In the row of pristine gallery fronts in London's Cork street, you
cannot miss Gottfried Helnwein's show; it's the one with the gigantic
Mickey Mouse staring out at you.
The Robert Sandelson Gallery has given us a stunning show of the
infamous, Austrian born artist's recent work. Helnwein is on a mission
to find the answers to questions that no-one in Austria would give
him; such as why the post-war republic portrayed itself as a victim
rather than as one of the first main perpetrators of Nazism.

It's rare to see such explicit confrontation with major social issues.
References in art to such horrors as the two world wars and the
Holocaust are usually made indirectly through symbolism or
abstraction. Despite attention given to the users of shock tactics,
the majority of contemporary artists shy away from figurative images
which directly illustrate horrific social realities, preferring
instead to use personal concerns or the heavy use of irony. This is
where Helnwein differs. His photo realist paintings are strongly
illustrative of the results (rather than the acts) of Nazi oppression
in the Second World War.


Where do Donald Duck and Mickey Mouse come into all this? Helnwein
uses the strategy, known to many film makers, of juxtaposition; take a
serious "adult" phenomenon such as death or sex and place it together
with a picture of childlike innocence and the mental disturbance to
the viewer is increased ten fold. The use of children and cartoon
characters have several functions. They are not just a filmic special
effect, although the paintings are particularly uncomfortable to look
at for this reason; they have particular relevance to the artist both
in terms of his own experiences and his concerns with some of the
muffled truths of the Second World War.




Helnwein was born in Austria; a country that had willingly embraced
Nazi Germany. For decades after it's defeat the Austrian population
had great difficulty in coming to terms with the evil association.
Helnwein felt that for this reason he had been brought up in a
dysfunctional society.


The artist wrote of this time: "My childhood was a horror. Born
right after the war, I lived in a world of deep depression and
unlimited boredom . . . I never saw anyone laughing and I never heard
anybody sing. I always felt I have (sic.) landed in limbo. A
two-dimensional world without colours. My real life began when I got
my first Mickey Mouse comic book from the Americans - when I opened a
world full of three dimensions and wonders . . ."

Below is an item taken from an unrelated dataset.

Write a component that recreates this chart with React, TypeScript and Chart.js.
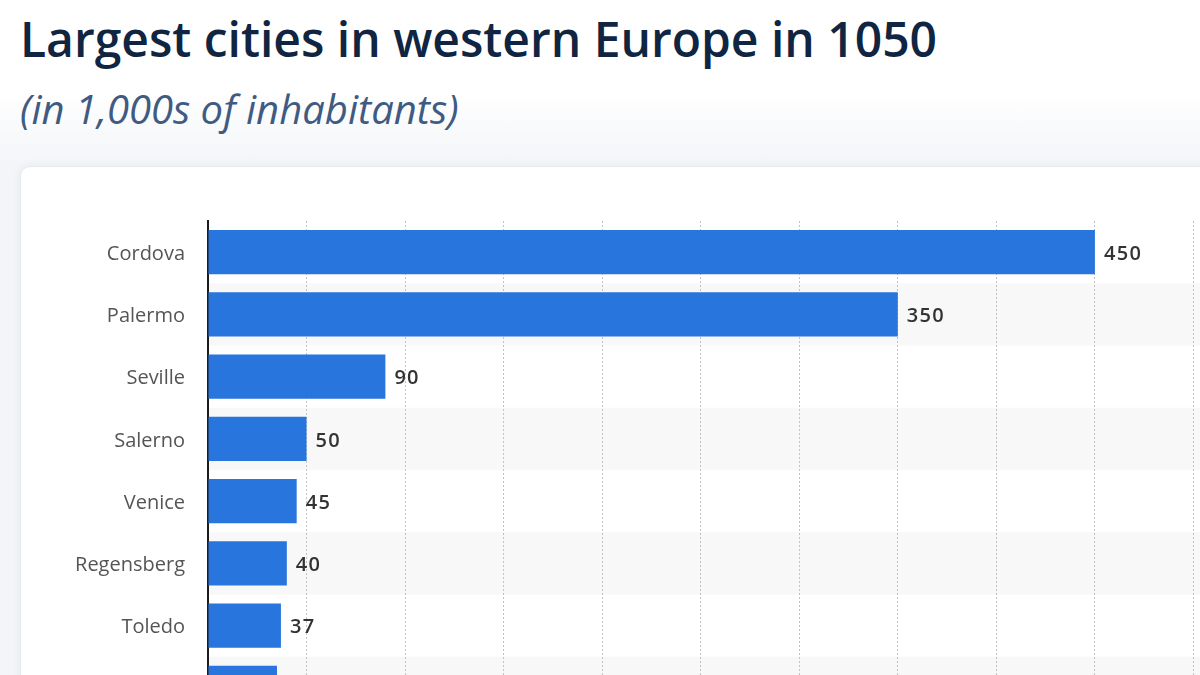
import React, { useEffect, useRef } from "react";
import { Chart, registerables } from "chart.js";

Chart.register(...registerables);

const cities = ["Cordova", "Palermo", "Seville", "Salerno", "Venice", "Regensberg", "Toledo", "Rome"];
const inhabitants = [450, 350, 90, 50, 45, 40, 37, 35];

const titleText = "Largest cities in western Europe in 1050";
const subtitleText = "(in 1,000s of inhabitants)";

const FONT = "'Open Sans', 'Noto Sans', sans-serif";

// alternating light row stripes behind the bars
const rowBands = {
  id: "rowBands",
  beforeDraw(chart: any) {
    const { ctx, chartArea } = chart;
    const y = chart.scales.y;
    const n = chart.data.labels.length;
    const step = (chartArea.bottom - chartArea.top) / n;
    ctx.save();
    ctx.fillStyle = "#f8f8f8";
    for (let i = 0; i < n; i++) {
      if (i % 2 === 1) {
        const cy = y.getPixelForValue(i);
        ctx.fillRect(chartArea.left, cy - step / 2, chart.width - chartArea.left, step);
      }
    }
    ctx.restore();
  },
};

// value printed at the end of each bar
const valueLabels = {
  id: "valueLabels",
  afterDatasetsDraw(chart: any) {
    const { ctx } = chart;
    const meta = chart.getDatasetMeta(0);
    const data = chart.data.datasets[0].data;
    ctx.save();
    ctx.font = `600 20px ${FONT}`;
    ctx.fillStyle = "#333333";
    ctx.textAlign = "left";
    ctx.textBaseline = "middle";
    try { (ctx as any).letterSpacing = "1.3px"; } catch (e) {}
    meta.data.forEach((bar: any, i: number) => {
      ctx.fillText(String(data[i]), bar.x + 9, bar.y + 2);
    });
    ctx.restore();
  },
};

export default function App() {
  const canvasRef = useRef<HTMLCanvasElement | null>(null);

  useEffect(() => {
    if (!canvasRef.current) return;
    const chart = new Chart(canvasRef.current, {
      type: "bar",
      data: {
        labels: cities,
        datasets: [
          {
            data: inhabitants,
            backgroundColor: "#2876dd",
            borderWidth: 0,
            barPercentage: 0.71,
            categoryPercentage: 1,
          },
        ],
      },
      options: {
        indexAxis: "y",
        responsive: false,
        animation: false,
        layout: { padding: { top: 54, left: 0, right: 0, bottom: 0 } },
        plugins: {
          legend: { display: false },
          tooltip: { enabled: false },
        },
        scales: {
          x: {
            min: 0,
            max: 550,
            ticks: { display: false, stepSize: 50 },
            grid: {
              color: "#c2c2c2",
              lineWidth: 1,
              drawTicks: false,
            },
            border: { display: false, dash: [2, 2] },
          },
          y: {
            afterFit(scale: any) {
              scale.width = 208;
            },
            ticks: {
              padding: 23,
              labelOffset: 2,
              color: "#555555",
              font: { family: FONT, size: 20 },
            },
            grid: { display: false, drawTicks: false },
            border: { display: true, color: "#1c1c1c", width: 2 },
          },
        },
      },
      plugins: [rowBands, valueLabels],
    });
    return () => chart.destroy();
  }, []);

  return (
    <div
      style={{
        position: "fixed",
        inset: 0,
        overflow: "hidden",
        background: "linear-gradient(#ffffff 0px, #ffffff 90px, #f3f5f8 165px, #f3f5f8 100%)",
        fontFamily: FONT,
      }}
    >
      <div
        style={{
          position: "absolute",
          left: 20,
          top: 15,
          fontSize: 48,
          lineHeight: "48px",
          fontWeight: 600,
          color: "#0f2541",
          whiteSpace: "nowrap",
        }}
      >
        {titleText}
      </div>
      <div
        style={{
          position: "absolute",
          left: 20,
          top: 89,
          fontSize: 40,
          lineHeight: "40px",
          fontStyle: "italic",
          fontWeight: 400,
          color: "#3f5b82",
          whiteSpace: "nowrap",
        }}
      >
        {subtitleText}
      </div>
      <div
        style={{
          position: "absolute",
          left: 20,
          top: 166,
          width: 1300,
          height: 700,
          background: "#ffffff",
          borderRadius: 10,
          border: "1px solid #e6e9ee",
          boxShadow: "0 0 10px rgba(30,50,80,0.06)",
        }}
      />
      <canvas
        ref={canvasRef}
        width={1292}
        height={587}
        style={{ position: "absolute", left: 0, top: 167, display: "block" }}
      />
    </div>
  );
}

The Mickey Mouse that stars in Cork street ("Mickey Mouse", 1995) is
far from colourful. Painted in tones of black and white, although his
radar ears and doorknob nose is as sweetly comical as ever, his smile
is menacingly sinister. The sheer size of the famous mouse becomes
threatening and we begin to see the character through the eyes of a
terrified child in war time cinema. Helnwein explained that he began
to paint as a way of diffusing his frustration with not having his
questions about the war answered. An early picture of his was a
portrait of Adolph Hitler painted with his own blood from
self-inflicted razor cuts to the palms of his hands. Having painted
Hitler portraits throughout the 1970's he began to attract attentions.
Ironically some of it came from Neo-Nazis knocking on his door to see
the freshly painted portraits of the "Fuhrer". Another irony is the
fact that Helnwein studied at the Academy of Fine Arts in Vienna - as
indeed did Hitler.


Power is given to Helnwein's confrontations on canvas by virtue of
him being an extremely skilled painter. His photo realism is
immaculate and highly effective. Even under close scrutiny, the subtle
shades and invisible brushwork makes it hard to distinguish the
painting from a photograph. This hyper-realism is impressive not
because "it looks like a photograph" for that would cancel out the
purpose of painting. It is impressive because this controlled
application of paint is cool enough to create an air of photo
documentation without being sterile. Helnwein creates a
"photo-montage" in paint, blending his own images with genuine W.W. II
photographs. The result is subtly disturbing. The atmosphere in all
the paintings is slightly dreamlike and the characters appear in these
dramas like spectres. "Epiphany I (Adoration of the Magi)", 1996, is a
dark and brooding image of five S.S. officers gathered round a modern
day Aryan goddess as the Madonna who holds a naked baby "Jesus", his
black hair swept across his brow in the style of Hitler. The image is
huge (2 meters by 3 meters) and of a cinematic wide screen format.
It's easy to see why Helnwein has been at the centre of several small
controversies. The sacrilegious nature of the painting upset not only
the orthodox Christians but ironically those associated with the
officers depicted. Helnwein is being sued by the widow of one of the
Nazi officers depicted for the unauthorized use of the image of her
husband. A bit rich, seeing as her late husband cannot have had one of
the clearest of consciences in political history.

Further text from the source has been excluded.